When I was getting my Master’s degree, I was working on twenty Irish laments (songs sung in olden times during an Irish funeral or wake) to determine style. One afternoon, a stop sign emerged suddenly in the bright glare of the western afternoon sun. My husband stopped our old Winnebago faster than I had ever known it to stop. Standing in the aisle (yes, I wasn’t expecting a sudden stop) my outflung arms felt like they were being ripped off my shoulders. I sat in a heap on the floor after we stopped, groaning in agony. My daughter gave me aspirin, and while I waited the twenty minutes for it to kick in, one of the Irish laments-by Turlough O’Carolan- came to mind, so I started moaning it. It was successful! Somehow it dulled the pain. I decided to experiment with some of the other laments.

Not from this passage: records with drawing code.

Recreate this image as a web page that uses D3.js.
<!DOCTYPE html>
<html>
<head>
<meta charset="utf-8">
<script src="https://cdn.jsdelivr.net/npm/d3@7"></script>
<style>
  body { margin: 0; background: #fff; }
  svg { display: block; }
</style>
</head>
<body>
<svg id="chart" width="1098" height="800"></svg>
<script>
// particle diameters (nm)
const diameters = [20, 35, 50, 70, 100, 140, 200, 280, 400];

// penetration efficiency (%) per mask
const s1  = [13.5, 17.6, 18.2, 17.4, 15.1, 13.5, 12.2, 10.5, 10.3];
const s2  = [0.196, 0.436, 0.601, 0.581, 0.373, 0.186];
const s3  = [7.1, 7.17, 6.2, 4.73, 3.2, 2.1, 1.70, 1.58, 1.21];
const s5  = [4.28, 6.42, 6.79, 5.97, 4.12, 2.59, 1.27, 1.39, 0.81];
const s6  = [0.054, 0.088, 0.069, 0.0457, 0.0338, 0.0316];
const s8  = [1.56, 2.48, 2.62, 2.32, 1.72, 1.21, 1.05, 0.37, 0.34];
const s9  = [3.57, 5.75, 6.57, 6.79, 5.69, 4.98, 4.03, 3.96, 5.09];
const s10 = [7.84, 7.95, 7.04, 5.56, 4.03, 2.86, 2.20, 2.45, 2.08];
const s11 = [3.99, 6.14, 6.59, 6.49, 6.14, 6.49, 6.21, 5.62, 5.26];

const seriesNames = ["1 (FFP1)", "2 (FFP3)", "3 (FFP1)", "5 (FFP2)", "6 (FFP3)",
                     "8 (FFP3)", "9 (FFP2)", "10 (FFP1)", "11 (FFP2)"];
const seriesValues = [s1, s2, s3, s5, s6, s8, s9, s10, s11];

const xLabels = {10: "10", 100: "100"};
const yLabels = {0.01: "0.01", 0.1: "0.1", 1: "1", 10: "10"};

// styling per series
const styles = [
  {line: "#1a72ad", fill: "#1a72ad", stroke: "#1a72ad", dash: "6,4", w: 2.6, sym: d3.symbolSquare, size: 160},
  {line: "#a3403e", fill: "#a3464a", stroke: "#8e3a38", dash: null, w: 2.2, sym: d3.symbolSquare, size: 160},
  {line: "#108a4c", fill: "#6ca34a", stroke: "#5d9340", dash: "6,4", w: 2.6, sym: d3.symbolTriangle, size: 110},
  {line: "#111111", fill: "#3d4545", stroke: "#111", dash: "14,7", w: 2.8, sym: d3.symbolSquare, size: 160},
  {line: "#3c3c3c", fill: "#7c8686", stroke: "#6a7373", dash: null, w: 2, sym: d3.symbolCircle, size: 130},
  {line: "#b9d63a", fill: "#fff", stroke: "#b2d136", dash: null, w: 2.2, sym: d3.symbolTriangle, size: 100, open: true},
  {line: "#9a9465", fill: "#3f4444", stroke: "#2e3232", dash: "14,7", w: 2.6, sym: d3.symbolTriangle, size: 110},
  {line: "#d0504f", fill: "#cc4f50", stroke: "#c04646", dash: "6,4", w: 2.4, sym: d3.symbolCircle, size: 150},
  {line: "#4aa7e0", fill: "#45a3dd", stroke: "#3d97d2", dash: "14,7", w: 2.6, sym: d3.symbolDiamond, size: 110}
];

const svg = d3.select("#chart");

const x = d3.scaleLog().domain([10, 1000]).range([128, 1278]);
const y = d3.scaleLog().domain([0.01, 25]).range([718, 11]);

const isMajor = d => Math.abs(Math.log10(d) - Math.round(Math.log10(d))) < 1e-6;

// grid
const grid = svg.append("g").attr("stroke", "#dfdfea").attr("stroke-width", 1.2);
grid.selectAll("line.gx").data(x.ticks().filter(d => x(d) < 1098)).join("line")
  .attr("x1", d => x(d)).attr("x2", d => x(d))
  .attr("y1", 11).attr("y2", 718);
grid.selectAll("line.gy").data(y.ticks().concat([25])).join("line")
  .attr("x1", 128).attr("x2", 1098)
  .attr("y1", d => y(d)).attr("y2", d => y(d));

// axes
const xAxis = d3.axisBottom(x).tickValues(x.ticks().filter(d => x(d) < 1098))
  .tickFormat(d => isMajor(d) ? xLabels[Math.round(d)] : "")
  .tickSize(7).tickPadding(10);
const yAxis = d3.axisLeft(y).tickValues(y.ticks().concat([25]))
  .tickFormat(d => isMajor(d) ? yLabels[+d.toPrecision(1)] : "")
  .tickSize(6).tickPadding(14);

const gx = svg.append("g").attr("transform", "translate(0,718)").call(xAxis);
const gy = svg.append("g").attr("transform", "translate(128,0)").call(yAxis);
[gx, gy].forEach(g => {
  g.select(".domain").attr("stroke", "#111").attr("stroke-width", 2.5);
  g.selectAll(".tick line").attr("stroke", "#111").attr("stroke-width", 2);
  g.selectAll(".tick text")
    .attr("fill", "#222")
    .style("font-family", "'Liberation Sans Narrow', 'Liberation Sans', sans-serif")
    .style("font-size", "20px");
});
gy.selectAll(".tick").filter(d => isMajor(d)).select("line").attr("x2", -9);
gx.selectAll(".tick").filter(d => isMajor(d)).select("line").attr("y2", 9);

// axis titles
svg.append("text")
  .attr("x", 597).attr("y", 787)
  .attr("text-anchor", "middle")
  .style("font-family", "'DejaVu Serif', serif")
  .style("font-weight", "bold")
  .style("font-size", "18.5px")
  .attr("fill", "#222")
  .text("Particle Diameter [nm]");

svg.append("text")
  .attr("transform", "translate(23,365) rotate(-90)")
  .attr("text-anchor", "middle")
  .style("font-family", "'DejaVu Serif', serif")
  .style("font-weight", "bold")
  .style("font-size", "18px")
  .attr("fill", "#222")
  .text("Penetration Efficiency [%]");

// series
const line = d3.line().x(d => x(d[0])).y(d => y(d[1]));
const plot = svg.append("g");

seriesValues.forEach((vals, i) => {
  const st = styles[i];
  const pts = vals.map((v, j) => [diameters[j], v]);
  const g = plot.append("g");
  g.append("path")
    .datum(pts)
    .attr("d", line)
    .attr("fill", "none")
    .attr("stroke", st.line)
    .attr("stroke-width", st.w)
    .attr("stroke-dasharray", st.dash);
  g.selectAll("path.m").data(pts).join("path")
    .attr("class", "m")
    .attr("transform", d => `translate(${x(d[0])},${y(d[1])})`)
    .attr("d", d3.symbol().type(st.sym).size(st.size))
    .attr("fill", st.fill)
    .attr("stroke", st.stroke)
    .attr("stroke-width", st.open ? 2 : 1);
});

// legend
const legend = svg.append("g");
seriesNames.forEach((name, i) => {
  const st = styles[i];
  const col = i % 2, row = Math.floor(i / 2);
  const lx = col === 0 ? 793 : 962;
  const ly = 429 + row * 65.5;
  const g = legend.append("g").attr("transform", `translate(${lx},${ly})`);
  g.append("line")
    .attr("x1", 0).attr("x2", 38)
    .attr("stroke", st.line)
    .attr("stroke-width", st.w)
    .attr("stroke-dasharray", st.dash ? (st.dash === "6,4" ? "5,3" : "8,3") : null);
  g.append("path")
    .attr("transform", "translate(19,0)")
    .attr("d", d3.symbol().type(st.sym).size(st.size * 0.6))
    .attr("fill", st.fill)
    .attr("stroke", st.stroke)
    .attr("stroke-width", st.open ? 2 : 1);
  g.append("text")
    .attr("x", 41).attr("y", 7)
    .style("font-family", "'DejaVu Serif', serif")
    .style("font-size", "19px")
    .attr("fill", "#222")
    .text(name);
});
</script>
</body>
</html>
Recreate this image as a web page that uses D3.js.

None of them help alleviate my hurt, so I went back to intoning the first one—over and over and over until the aspirin dulled the pain.

 

That experience let me know that of all twenty, only one lament echoed the energy of real, deep-seated pain; all the others were for healthy people who were sad. And that’s a different thing. One was for the dead; all the others were for the living. So concerning my friend, am I sad for her, that she doesn’t get to experience earth life anymore? Or am I sad for myself, that I don’t have access to her ready friendship anymore? Those are two different things. I suspect it’s the latter.